Accessible documents
As much as possible, the ultimate goal is ease of access to information. Most documents can be made at least minimally accessible with the techniques listed below. In general :
- Even in basic text form (without headings and tagging) Word documents are more accessible than pdfs.
- PDFs that display text as an image are completely inaccessible to anyone with a print disability. (See "Create PDFs" below.)
Create Word documents using these simple steps:
- Organize your information in logical fashion so that readers can follow it.
- Structure the text with heading styles and lists.
- Provide alternative presentations for potentially inaccessible items such as images (alt tags), complex tables and media with sound (captions).

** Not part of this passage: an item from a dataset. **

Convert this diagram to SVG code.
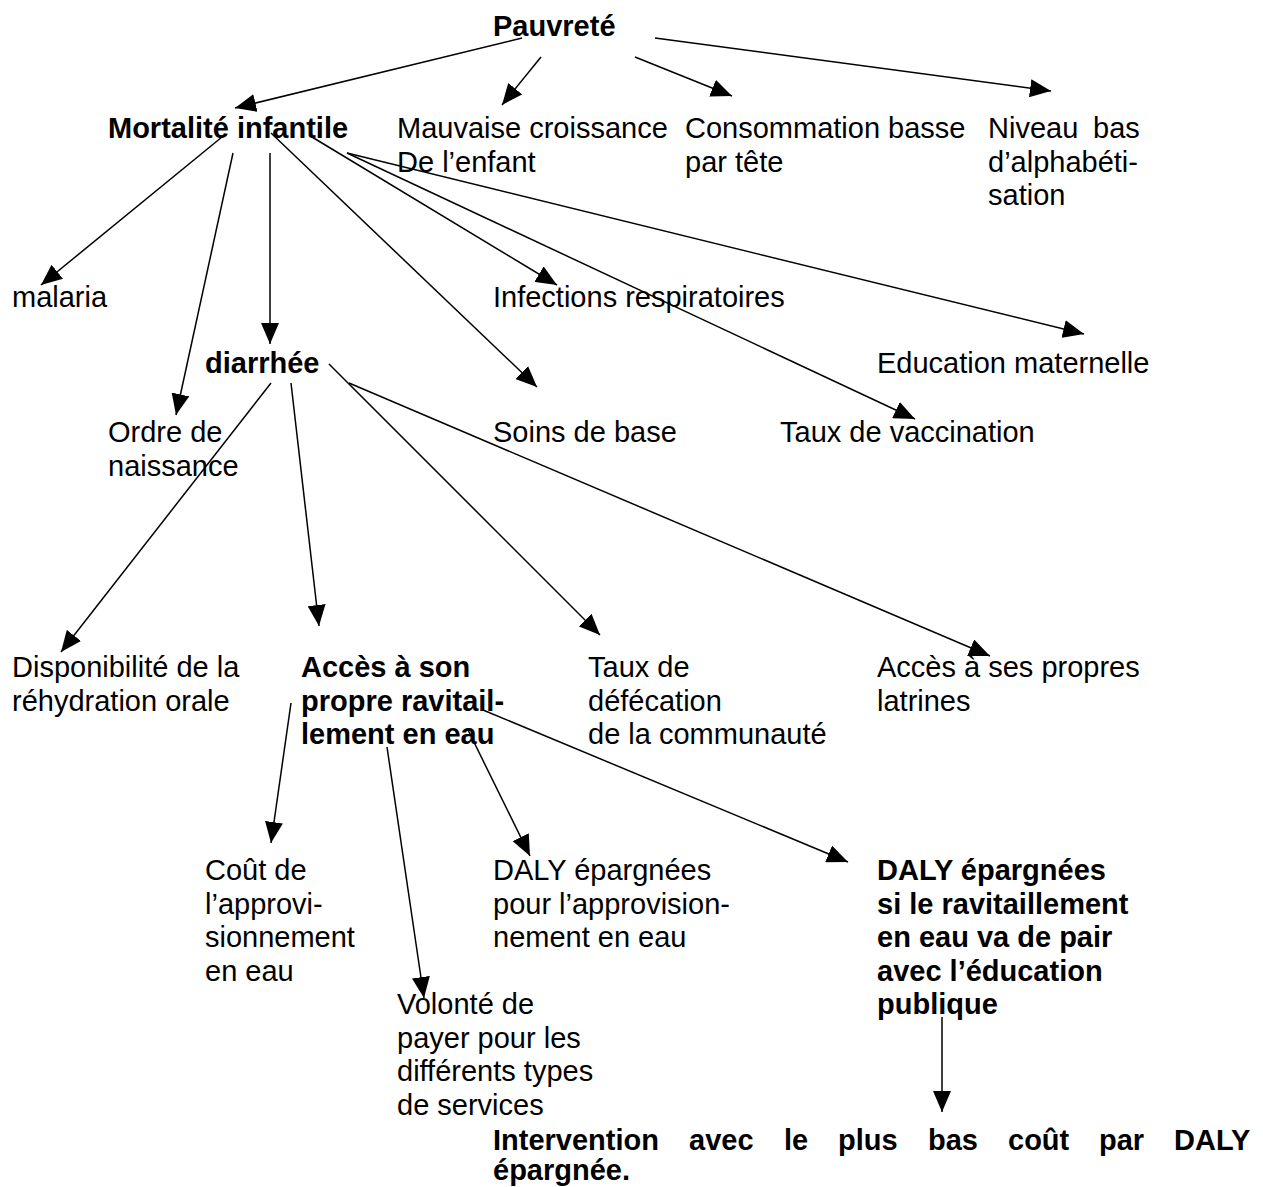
<svg xmlns="http://www.w3.org/2000/svg" width="1263" height="1187" viewBox="0 0 1263 1187">
<style>
text{font-family:"Liberation Sans",Arial,sans-serif;font-size:29px;fill:#000}
.b{font-weight:bold}
.c line{stroke:#000;stroke-width:1.5;marker-end:url(#ah)}
</style>
<defs>
<marker id="ah" markerUnits="userSpaceOnUse" markerWidth="21" markerHeight="18" refX="21" refY="9" orient="auto">
<path d="M0,0 L21,9 L0,18 z" fill="#000"/>
</marker>
</defs>
<rect width="1263" height="1187" fill="#fff"/>
<g class="c" id="connectors">
<line x1="522" y1="38" x2="235" y2="108"/>
<line x1="541" y1="57" x2="502" y2="105"/>
<line x1="635" y1="57" x2="732" y2="96"/>
<line x1="655" y1="38" x2="1051" y2="91"/>
<line x1="222" y1="137" x2="41" y2="285"/>
<line x1="233" y1="153" x2="176" y2="415"/>
<line x1="270" y1="153" x2="270" y2="344"/>
<line x1="271" y1="133" x2="537" y2="387"/>
<line x1="312" y1="137" x2="557" y2="285"/>
<line x1="347" y1="153" x2="915" y2="419"/>
<line x1="347" y1="153" x2="1084" y2="334"/>
<line x1="271" y1="383" x2="61" y2="652"/>
<line x1="291" y1="383" x2="319" y2="626"/>
<line x1="329" y1="364" x2="600" y2="635"/>
<line x1="349" y1="383" x2="990" y2="656"/>
<line x1="291" y1="703" x2="271" y2="843"/>
<line x1="387" y1="747" x2="424" y2="998"/>
<line x1="468" y1="730" x2="530" y2="856"/>
<line x1="483" y1="710" x2="848" y2="862"/>
<line x1="942" y1="1017" x2="942" y2="1112"/>
</g>
<g id="n-pauvrete"><text class="b" x="493" y="36">Pauvreté</text></g>
<g id="n-mortalite"><text class="b" x="108" y="138">Mortalité infantile</text></g>
<g id="n-mauvaise"><text x="397" y="138">Mauvaise croissance</text><text x="397" y="171.5">De l’enfant</text></g>
<g id="n-consommation"><text x="685" y="138">Consommation basse</text><text x="685" y="171.5">par tête</text></g>
<g id="n-niveau"><text x="988" y="138">Niveau<tspan x="1093">bas</tspan></text><text x="988" y="171.5">d’alphabéti-</text><text x="988" y="205">sation</text></g>
<g id="n-malaria"><text x="12" y="307">malaria</text></g>
<g id="n-infections"><text x="493" y="307">Infections respiratoires</text></g>
<g id="n-diarrhee"><text class="b" x="205" y="373">diarrhée</text></g>
<g id="n-education"><text x="877" y="373">Education maternelle</text></g>
<g id="n-ordre"><text x="108" y="442">Ordre de</text><text x="108" y="475.5">naissance</text></g>
<g id="n-soins"><text x="493" y="442">Soins de base</text></g>
<g id="n-vaccination"><text x="780" y="442">Taux de vaccination</text></g>
<g id="n-disponibilite"><text x="12" y="677">Disponibilité de la</text><text x="12" y="710.5">réhydration orale</text></g>
<g id="n-acces-eau"><text class="b" x="301" y="677">Accès à son</text><text class="b" x="301" y="710.5">propre ravitail-</text><text class="b" x="301" y="744">lement en eau</text></g>
<g id="n-defecation"><text x="588" y="677">Taux de</text><text x="588" y="710.5">défécation</text><text x="588" y="744">de la communauté</text></g>
<g id="n-latrines"><text x="877" y="677">Accès à ses propres</text><text x="877" y="710.5">latrines</text></g>
<g id="n-cout"><text x="205" y="880">Coût de</text><text x="205" y="913.5">l’approvi-</text><text x="205" y="947">sionnement</text><text x="205" y="980.5">en eau</text></g>
<g id="n-daly-eau"><text x="493" y="880">DALY épargnées</text><text x="493" y="913.5">pour l’approvision-</text><text x="493" y="947">nement en eau</text></g>
<g id="n-daly-educ"><text class="b" x="877" y="880">DALY épargnées</text><text class="b" x="877" y="913.5">si le ravitaillement</text><text class="b" x="877" y="947">en eau va de pair</text><text class="b" x="877" y="980.5">avec l’éducation</text><text class="b" x="877" y="1014">publique</text></g>
<g id="n-volonte"><text x="397" y="1014">Volonté de</text><text x="397" y="1047.5">payer pour les</text><text x="397" y="1081">différents types</text><text x="397" y="1114.5">de services</text></g>
<g id="n-intervention"><text class="b" y="1150"><tspan x="493">Intervention</tspan><tspan x="689">avec</tspan><tspan x="784">le</tspan><tspan x="838">plus</tspan><tspan x="928">bas</tspan><tspan x="1008">coût</tspan><tspan x="1099">par</tspan><tspan x="1174">DALY</tspan></text><text class="b" x="493" y="1180">épargnée.</text></g>
</svg>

- Add a Table of Content to long documents.
- Double-check what you've done against:
- known experts in the field or organizational experts (usually someone with a disability is the best option)

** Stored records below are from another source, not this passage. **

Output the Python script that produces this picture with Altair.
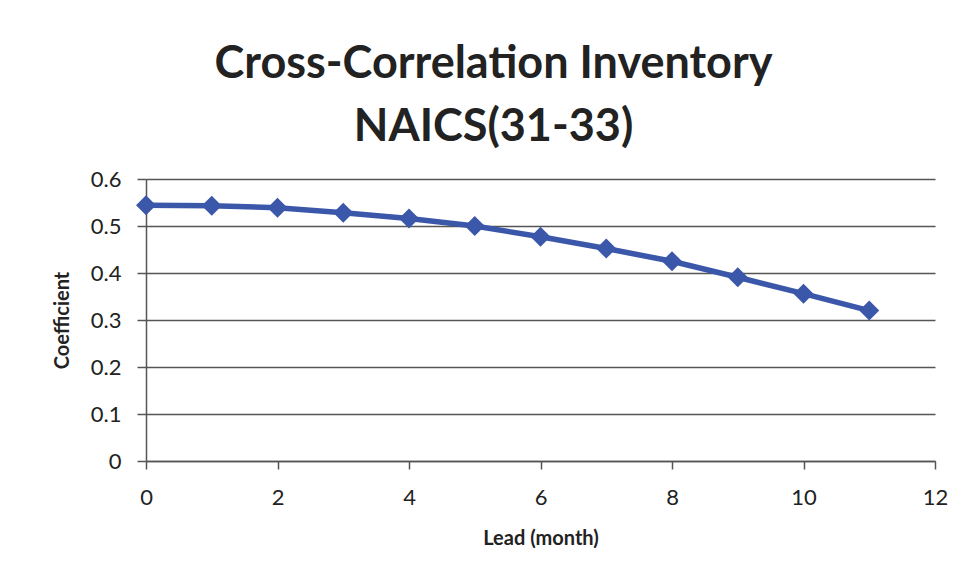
import altair as alt
import pandas as pd

lead = [0, 1, 2, 3, 4, 5, 6, 7, 8, 9, 10, 11]
coef = [0.544, 0.543, 0.539, 0.528, 0.516, 0.500, 0.477, 0.452, 0.425, 0.391, 0.356, 0.320]
x_ticks = [0, 2, 4, 6, 8, 10, 12]
y_ticks = [0, 0.1, 0.2, 0.3, 0.4, 0.5, 0.6]

df = pd.DataFrame({"lead": lead, "coef": coef})

FONT = "Lato"
BLUE = "#3B57AA"
GRID = "#555555"
TXT = "#222222"

x = alt.X("lead:Q", scale=alt.Scale(domain=[0, 12], nice=False),
          axis=alt.Axis(values=x_ticks, title="Lead (month)", grid=False, format="d",
                        labelFlush=False,
                        tickSize=8, tickColor=GRID, tickWidth=1.5,
                        domainColor=GRID, domainWidth=1.5,
                        labelPadding=18, titlePadding=20,
                        labelFont=FONT, labelFontSize=22, labelColor=TXT,
                        titleFont=FONT, titleFontSize=20, titleFontWeight="bold", titleColor=TXT))
y = alt.Y("coef:Q", scale=alt.Scale(domain=[0, 0.6], nice=False),
          axis=alt.Axis(values=y_ticks, title="Coefficient", grid=True,
                        labelFlush=False,
                        gridColor=GRID, gridWidth=1.5, gridOpacity=1,
                        tickSize=9, tickColor=GRID, tickWidth=1.5,
                        domainColor=GRID, domainWidth=1.5,
                        labelPadding=16, titlePadding=18,
                        labelFont=FONT, labelFontSize=22, labelColor=TXT,
                        titleFont=FONT, titleFontSize=20, titleFontWeight="bold", titleColor=TXT,
                        labelExpr="datum.value == 0 ? '0' : format(datum.value, '.1f')"))

line = alt.Chart(df).mark_line(color=BLUE, strokeWidth=5.5).encode(x=x, y=y)
pts = alt.Chart(df).mark_point(shape="diamond", filled=True, color=BLUE,
                               opacity=1, size=400).encode(x="lead:Q", y="coef:Q")

chart = (line + pts).properties(
    width=789, height=282,
    autosize=alt.AutoSizeParams(type="none"),
    padding={"left": 138, "top": 171, "right": 13, "bottom": 104},
    background="white",
    title=alt.Title(["Cross-Correlation Inventory", "NAICS(31-33)"],
                    anchor="middle", dx=-47, fontSize=45, font=FONT,
                    fontWeight="bold", color=TXT, lineHeight=63, offset=18),
).configure_view(stroke=None)

chart.save("out.html", embed_options={"renderer": "svg", "actions": False})
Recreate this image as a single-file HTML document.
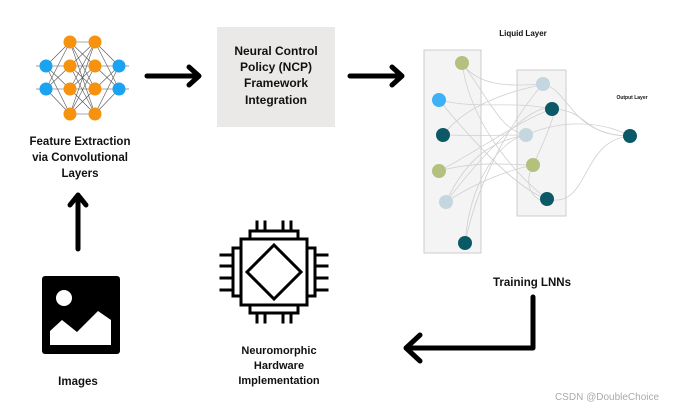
<!DOCTYPE html>
<html><head><meta charset="utf-8"><style>
html,body{margin:0;padding:0;background:#fff;}
svg{display:block;}
text{font-family:"Liberation Sans",sans-serif;font-weight:bold;fill:#111;text-anchor:middle;}
text.n{font-weight:normal;}
</style></head><body>
<svg width="676" height="409" viewBox="0 0 676 409" xmlns="http://www.w3.org/2000/svg">
<rect width="676" height="409" fill="#fff"/>
<g stroke="#555" stroke-width="0.6">
<line x1="46" y1="66" x2="70" y2="42"/><line x1="46" y1="66" x2="70" y2="66"/><line x1="46" y1="66" x2="70" y2="89"/><line x1="46" y1="66" x2="70" y2="114"/>
<line x1="46" y1="89" x2="70" y2="42"/><line x1="46" y1="89" x2="70" y2="66"/><line x1="46" y1="89" x2="70" y2="89"/><line x1="46" y1="89" x2="70" y2="114"/>
<line x1="70" y1="42" x2="95" y2="42"/><line x1="70" y1="42" x2="95" y2="66"/><line x1="70" y1="42" x2="95" y2="89"/><line x1="70" y1="42" x2="95" y2="114"/>
<line x1="70" y1="66" x2="95" y2="42"/><line x1="70" y1="66" x2="95" y2="66"/><line x1="70" y1="66" x2="95" y2="89"/><line x1="70" y1="66" x2="95" y2="114"/>
<line x1="70" y1="89" x2="95" y2="42"/><line x1="70" y1="89" x2="95" y2="66"/><line x1="70" y1="89" x2="95" y2="89"/><line x1="70" y1="89" x2="95" y2="114"/>
<line x1="70" y1="114" x2="95" y2="42"/><line x1="70" y1="114" x2="95" y2="66"/><line x1="70" y1="114" x2="95" y2="89"/><line x1="70" y1="114" x2="95" y2="114"/>
<line x1="95" y1="42" x2="119" y2="66"/><line x1="95" y1="66" x2="119" y2="66"/><line x1="95" y1="89" x2="119" y2="66"/><line x1="95" y1="114" x2="119" y2="66"/>
<line x1="95" y1="42" x2="119" y2="89"/><line x1="95" y1="66" x2="119" y2="89"/><line x1="95" y1="89" x2="119" y2="89"/><line x1="95" y1="114" x2="119" y2="89"/>
<line x1="36" y1="66" x2="46" y2="66"/><line x1="36" y1="89" x2="46" y2="89"/><line x1="119" y1="66" x2="129" y2="66"/><line x1="119" y1="89" x2="129" y2="89"/>
</g>
<g fill="#1aa3f0"><circle cx="46" cy="66" r="6.5"/><circle cx="46" cy="89" r="6.5"/><circle cx="119" cy="66" r="6.5"/><circle cx="119" cy="89" r="6.5"/></g>
<g fill="#f7920f"><circle cx="70" cy="42" r="6.5"/><circle cx="70" cy="66" r="6.5"/><circle cx="70" cy="89" r="6.5"/><circle cx="70" cy="114" r="6.5"/><circle cx="95" cy="42" r="6.5"/><circle cx="95" cy="66" r="6.5"/><circle cx="95" cy="89" r="6.5"/><circle cx="95" cy="114" r="6.5"/></g>
<text x="80" y="145" font-size="11.5">Feature Extraction</text>
<text x="80" y="161" font-size="11.5">via Convolutional</text>
<text x="80" y="177" font-size="11.5">Layers</text>
<g stroke="#000" stroke-width="5" fill="none" stroke-linecap="round" stroke-linejoin="round">
<line x1="147" y1="76" x2="198" y2="76"/><polyline points="189,67 199,76 189,85"/>
<line x1="350" y1="76" x2="401" y2="76"/><polyline points="392,67 402,76 392,85"/>
<line x1="78" y1="249" x2="78" y2="196"/><polyline points="70,205 78,195 86,205"/>
<polyline points="533,297 533,348 408,348"/><polyline points="420,335 406,348 420,361"/>
</g>
<rect x="217" y="27" width="118" height="100" fill="#ebe9e7"/>
<text x="276" y="55" font-size="12">Neural Control</text>
<text x="276" y="71" font-size="12">Policy (NCP)</text>
<text x="276" y="87" font-size="12">Framework</text>
<text x="276" y="104" font-size="12">Integration</text>
<text x="523" y="36" font-size="8">Liquid Layer</text>
<text x="632" y="99" font-size="5">Output Layer</text>
<rect x="424" y="50" width="57" height="203" fill="#f4f4f4" stroke="#ccc"/>
<rect x="517" y="70" width="49" height="146" fill="#f4f4f4" stroke="#ccc"/>
<g stroke="#d0d0d0" stroke-width="0.8" fill="none">
<path d="M462,63 C480,90 520,85 543,84"/><path d="M462,63 C470,120 510,170 547,199"/><path d="M462,63 C490,100 500,130 526,135"/>
<path d="M439,100 C480,110 510,100 552,109"/><path d="M439,100 C480,150 520,190 547,199"/>
<path d="M443,135 C480,136 500,135 526,135"/><path d="M443,135 C470,100 520,90 543,84"/>
<path d="M439,171 C480,150 520,120 552,109"/><path d="M439,171 C480,160 510,165 533,165"/>
<path d="M446,202 C470,150 500,140 526,135"/><path d="M446,202 C480,180 510,170 533,165"/><path d="M446,202 C470,170 530,100 552,109"/>
<path d="M465,243 C470,180 500,140 526,135"/><path d="M465,243 C480,170 520,110 543,84"/>
<path d="M543,84 C570,90 570,135 630,136"/><path d="M552,109 C590,110 580,135 630,136"/><path d="M526,135 C560,120 600,120 630,136"/>
<path d="M547,199 C590,210 580,140 630,136"/><path d="M533,165 C520,190 540,205 547,199"/><path d="M533,165 C550,130 560,100 552,109"/>
</g>
<circle cx="462" cy="63" r="7" fill="#b4c07e"/><circle cx="439" cy="100" r="7" fill="#3cb1f5"/><circle cx="443" cy="135" r="7" fill="#0b5966"/>
<circle cx="439" cy="171" r="7" fill="#b4c07e"/><circle cx="446" cy="202" r="7" fill="#c4d6e0"/><circle cx="465" cy="243" r="7" fill="#0b5966"/>
<circle cx="543" cy="84" r="7" fill="#c4d6e0"/><circle cx="552" cy="109" r="7" fill="#0b5966"/><circle cx="526" cy="135" r="7" fill="#c4d6e0"/>
<circle cx="533" cy="165" r="7" fill="#b4c07e"/><circle cx="547" cy="199" r="7" fill="#0b5966"/><circle cx="630" cy="136" r="7" fill="#0b5966"/>
<text x="532" y="286" font-size="11.5">Training LNNs</text>
<g stroke="#000" stroke-width="3" fill="none" stroke-linecap="square">
<rect x="241" y="239" width="66" height="66"/>
<rect x="250" y="231" width="48" height="8"/><rect x="250" y="305" width="48" height="8"/>
<rect x="233" y="248" width="8" height="48"/><rect x="307" y="248" width="8" height="48"/>
<path d="M257,222v9M265,222v9M283,222v9M291,222v9M257,313v9M265,313v9M283,313v9M291,313v9"/>
<path d="M221,255h12M221,266h12M221,278h12M221,290h12M315,255h12M315,266h12M315,278h12M315,290h12"/>
<path d="M274,245 L301,272 L274,299 L247,272 Z"/>
</g>
<text x="279" y="354" font-size="11">Neuromorphic</text>
<text x="279" y="369" font-size="11">Hardware</text>
<text x="279" y="384" font-size="11">Implementation</text>
<rect x="42" y="276" width="78" height="78" rx="3" fill="#000"/>
<circle cx="64" cy="298" r="8" fill="#fff"/>
<polygon points="50,331 62,320 77,332 98,311 111,320 111,345 50,345" fill="#fff"/>
<text x="78" y="385" font-size="11.5">Images</text>
<text class="n" x="607" y="400" font-size="10" style="fill:#aaa">CSDN @DoubleChoice</text>
</svg>
</body></html>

- standards, best practices and automated checkers
- Invite comments and criticisms and be willing to modify what you've done.
Create PDFs with one of these processes:
(Preferred) Word documents saved directly to PDF format create the most accessible documents especially if the Word document had appropriate headings and tagged images. Saving a document in PDF format is different than printing it as a PDF document. The latter produces an image rather than a text-based document.
Documents that exist only in a physical printed form need to scanned with an OCR (optional character reading) scanner. An OCR scanner creates text rather than an inaccessible image. However, there are other considerations to keep in mind when creating pdfs through scanning. Scanning should always be done with as clean a copy of the original document as possible. The following contribute to poor quality PDFs:
- underlining,
- notes in the margins,
- highlighting, and
- smudged or fuzzy text.
As with all other document creation, a final proofread will catch errors in optical character reading text conversions.